Le changement climatique met au défi les viticulteurs du monde entier avec des conditions météorologiques extrêmes, allant de la grêle à la sécheresse en passant par la fumée des incendies de forêt. Les hivers froids ne sont pas nouveaux pour les viticulteurs de l’Ontario, a souligné M. Willwerth, mais les basses températures qui ont frappé l’hiver dernier faisaient suite à une période de journées relativement plus douces et une saison d’automne exceptionnellement pluvieuse. Cela signifie que les plants de vigne délicats n’étaient pas en mesure de développer la tolérance au froid dont ils avaient besoin pour survivre à l’hiver, a-t-il expliqué.

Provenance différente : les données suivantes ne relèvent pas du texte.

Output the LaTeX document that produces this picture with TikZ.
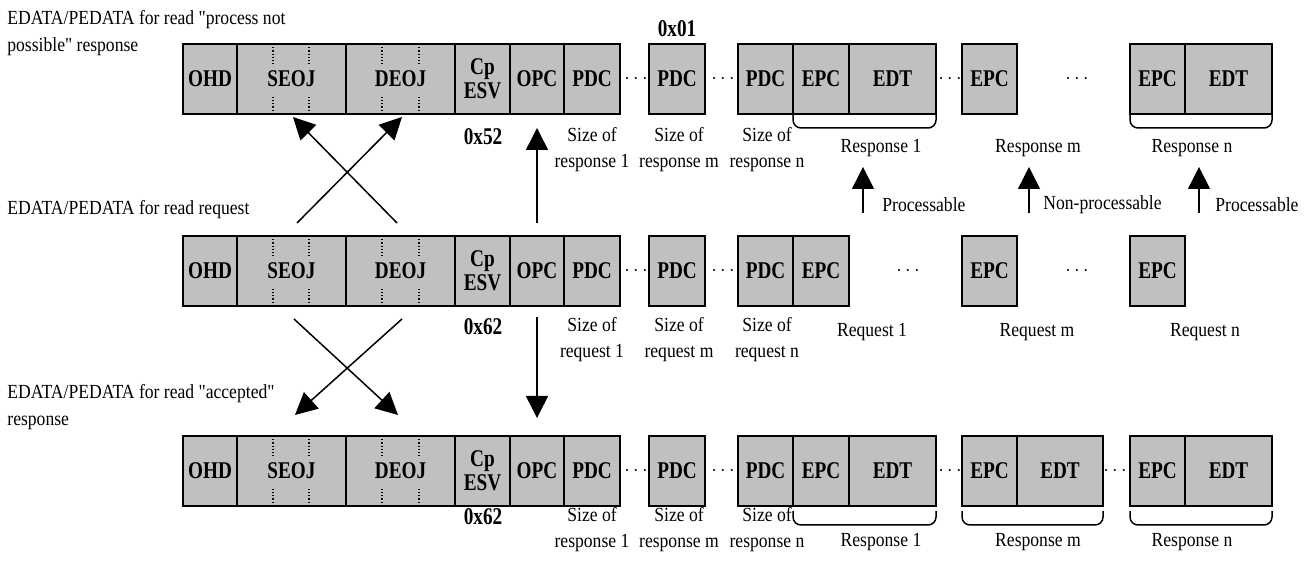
\documentclass[tikz,border=0pt]{standalone}
\usepackage{fontspec}
\setmainfont{Liberation Serif}[FakeStretch=0.88,Ligatures=TeXOff]
\newfontfamily\cellfont{Liberation Serif}[FakeStretch=0.8]
\usepackage{tikz}
\usetikzlibrary{arrows.meta,calc}
\definecolor{CellGray}{RGB}{192,192,192}

\begin{document}
\begin{tikzpicture}[x=0.5pt,y=-0.5pt,>={Triangle[length=11pt,width=11pt]},
  cell/.style={draw,fill=CellGray,line width=1pt,inner sep=0pt,outer sep=0pt,
    minimum height=35pt,minimum width=#1*0.5pt,anchor=north west,align=center,
    font=\cellfont\fontsize{12}{12}\selectfont\bfseries},
  lbl/.style={font=\fontsize{10}{13}\selectfont,align=center,inner sep=0pt},
  title/.style={font=\fontsize{10}{13.5}\selectfont,align=left,anchor=west,inner sep=0pt},
  hex/.style={font=\cellfont\fontsize{12}{12}\selectfont\bfseries,inner sep=0pt},
  flow/.style={->,line width=0.75pt},
  brace/.style={line width=0.75pt,rounded corners=4pt},
  sep/.style={densely dotted,line width=0.6pt}]
  \useasboundingbox (0,0) rectangle (1315,565);

  % rows of fields: t = "process not possible", m = request, b = "accepted"
  \foreach \r/\y in {t/44,m/236,b/436}{
    \node[cell=54] (\r-ohd) at (183,\y) {OHD};
    \node[cell=109] (\r-seoj) at (237,\y) {SEOJ};
    \node[cell=109] (\r-deoj) at (346,\y) {DEOJ};
    \node[cell=55] (\r-esv) at (455,\y) {Cp\\ESV};
    \node[cell=54] (\r-opc) at (510,\y) {OPC};
    \node[cell=56] (\r-pdc1) at (564,\y) {PDC};
    \node[cell=56] (\r-pdcm) at (649,\y) {PDC};
    \node[cell=55] (\r-pdcn) at (738,\y) {PDC};
    \node[cell=56] (\r-epc1) at (793,\y) {EPC};
    \node[cell=55] (\r-epcm) at (962,\y) {EPC};
    \node[cell=55] (\r-epcn) at (1130,\y) {EPC};
    \node (\r-dots1) at (636,\y+35) {$\cdots$};
    \node (\r-dots2) at (723,\y+35) {$\cdots$};
    \foreach \dx in {273,309,382,419}{
      \draw[sep] (\dx,\y) -- ++(0,20);
      \draw[sep] (\dx,\y+70) -- ++(0,-18);
    }
  }
  \node[cell=87] (t-edt1) at (849,44) {EDT};
  \node[cell=87] (t-edtn) at (1185,44) {EDT};
  \node (t-dots3) at (950,79) {$\cdots$};
  \node (t-dots4) at (1077,79) {$\cdots$};
  \node (m-dots3) at (908,271) {$\cdots$};
  \node (m-dots4) at (1077,271) {$\cdots$};
  \node[cell=87] (b-edt1) at (849,436) {EDT};
  \node[cell=86] (b-edtm) at (1017,436) {EDT};
  \node[cell=87] (b-edtn) at (1185,436) {EDT};
  \node (b-dots3) at (950,471) {$\cdots$};
  \node (b-dots4) at (1115,471) {$\cdots$};

  % braces
  \draw[brace] (t-epc1.south west) -- ++(0,14) -| (t-edt1.south east);
  \draw[brace] (t-epcn.south west) -- ++(0,14) -| (t-edtn.south east);
  \draw[brace] ([yshift=-2.5pt]b-epc1.south west) -- ++(0,14) -| ([yshift=-2.5pt]b-edt1.south east);
  \draw[brace] ([yshift=-2.5pt]b-epcm.south west) -- ++(0,14) -| ([yshift=-2.5pt]b-edtm.south east);
  \draw[brace] ([yshift=-2.5pt]b-epcn.south west) -- ++(0,14) -| ([yshift=-2.5pt]b-edtn.south east);

  % titles
  \node[title] (t-title) at (7,33.5) {EDATA/PEDATA for read "process not\\possible" response};
  \node[title] (m-title) at (7,210) {EDATA/PEDATA for read request};
  \node[title] (b-title) at (7,407.5) {EDATA/PEDATA for read "accepted"\\response};

  % values and sizes
  \node[hex] (t-pdcval) at (677,29) {0x01};
  \node[hex] (t-esvval) at (483,137) {0x52};
  \node[hex] (m-esvval) at (483,327) {0x62};
  \node[hex] (b-esvval) at (483,517) {0x62};
  \node[lbl] (t-size1) at (592,150) {Size of\\response 1};
  \node[lbl] (t-sizem) at (679,150) {Size of\\response m};
  \node[lbl] (t-sizen) at (767,150) {Size of\\response n};
  \node[lbl] (m-size1) at (592,340) {Size of\\request 1};
  \node[lbl] (m-sizem) at (679,340) {Size of\\request m};
  \node[lbl] (m-sizen) at (767,340) {Size of\\request n};
  \node[lbl] (b-size1) at (592,530) {Size of\\response 1};
  \node[lbl] (b-sizem) at (679,530) {Size of\\response m};
  \node[lbl] (b-sizen) at (767,530) {Size of\\response n};
  \node[lbl] (t-resp1) at (881,148) {Response 1};
  \node[lbl] (t-respm) at (1038,148) {Response m};
  \node[lbl] (t-respn) at (1192,148) {Response n};
  \node[lbl] (m-req1) at (872,332) {Request 1};
  \node[lbl] (m-reqm) at (1037,332) {Request m};
  \node[lbl] (m-reqn) at (1205,332) {Request n};
  \node[lbl] (b-resp1) at (881,542) {Response 1};
  \node[lbl] (b-respm) at (1038,542) {Response m};
  \node[lbl] (b-respn) at (1192,542) {Response n};

  % crossing arrows between the object fields
  \coordinate (up-a) at (297,223);
  \coordinate (up-b) at (402,117);
  \coordinate (up-c) at (397,223);
  \coordinate (up-d) at (293,117);
  \draw[flow] (up-a) -- (up-b);
  \draw[flow] (up-c) -- (up-d);
  \coordinate (dn-a) at (294,319);
  \coordinate (dn-b) at (398,415);
  \coordinate (dn-c) at (402,319);
  \coordinate (dn-d) at (295,415);
  \draw[flow] (dn-a) -- (dn-b);
  \draw[flow] (dn-c) -- (dn-d);
  \draw[flow,shorten <=6.5pt,shorten >=7pt] (m-opc.north) -- (t-opc.south);
  \draw[flow,shorten <=5.5pt,shorten >=9pt] (m-opc.south) -- (b-opc.north);

  % processing result
  \foreach \ax/\lx/\txt [count=\i] in {863/882/Processable,1029/1043/Non-processable,1199/1215/Processable}{
    \coordinate (res\i-a) at (\ax,213);
    \coordinate (res\i-b) at (\ax,167);
    \draw[flow] (res\i-a) -- (res\i-b);
    \node[lbl,anchor=west] (res\i-txt) at (\lx,205) {\txt};
  }
\end{tikzpicture}
\end{document}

Tous les agriculteurs sont confrontés à des évènements météorologiques de plus en plus extrêmes, mais M. Willwerth a noté que les raisins sont particulièrement sensibles, car de légers changements climatiques peuvent affecter la saveur.

« Les raisins pourraient être le canari dans la mine de charbon en ce qui concerne le changement climatique », a-t-il avancé.

Des solutions coûteuses

Les viticulteurs ontariens ont des options pour atténuer les conditions météorologiques extrêmes, mais elles sont coûteuses.

Certains utilisent une technologie appelée géotextiles, qui couvrent les vignes avec ce qui est essentiellement une couverture pour réchauffer les cultures pendant les périodes de froid intense.

D’autres utilisent des éoliennes – une technologie qui réchauffe l’air autour des cultures par temps de froid extrême pour se protéger des dommages les plus graves.

Pour M. Redelmeier, les éoliennes sont une meilleure option pour son portefeuille compte tenu de l’aménagement et des besoins spécifiques de son vignoble.

Il estime que la technologie coûteuse maintient des températures légèrement supérieures à -25 °C et a probablement sauvé de nombreux plants de dommages permanents qui auraient nécessité de les arracher et de les replanter.

« Cela aurait pu être bien pire », a-t-il dit.

PHOTO NICK IWANYSHYN, LA PRESSE CANADIENNE

Bill Redelmeier

Certains producteurs, quant à eux, sont confrontés à des défis géographiques pour les technologies disponibles.

Ed Madronich, de Flat Rock Cellars à Jordan Station, en Ontario, à l’ouest de St. Catharines, a également constaté des dommages aux cultures lors du froid extrême de l’an dernier. Il envisage d’investir dans des géotextiles, parce que les éoliennes ne sont pas une option efficace dans son vignoble en raison du terrain en pente.

« Le changement climatique a certainement un impact, et cela coûte plus cher aux agriculteurs pour pouvoir atténuer les défis que le changement climatique nous impose », a déclaré M. Madronich par téléphone.

Le Cool Climate Oenology and Viticulture Institute de l’Université Brock, où M. Willwerth et d’autres experts mènent des recherches pertinentes pour l’industrie vinicole canadienne, a étudié l’impact économique des conditions météorologiques extrêmes sur les établissements vinicoles de l’Ontario. Une étude de 2014 a mené un scénario selon lequel la perte de vigne due à un épisode de froid entraînerait des pertes de 55,7 millions pour les viticulteurs sur cinq ans, y compris la perte de ventes et le coût de renouvellement et de remplacement des vignes.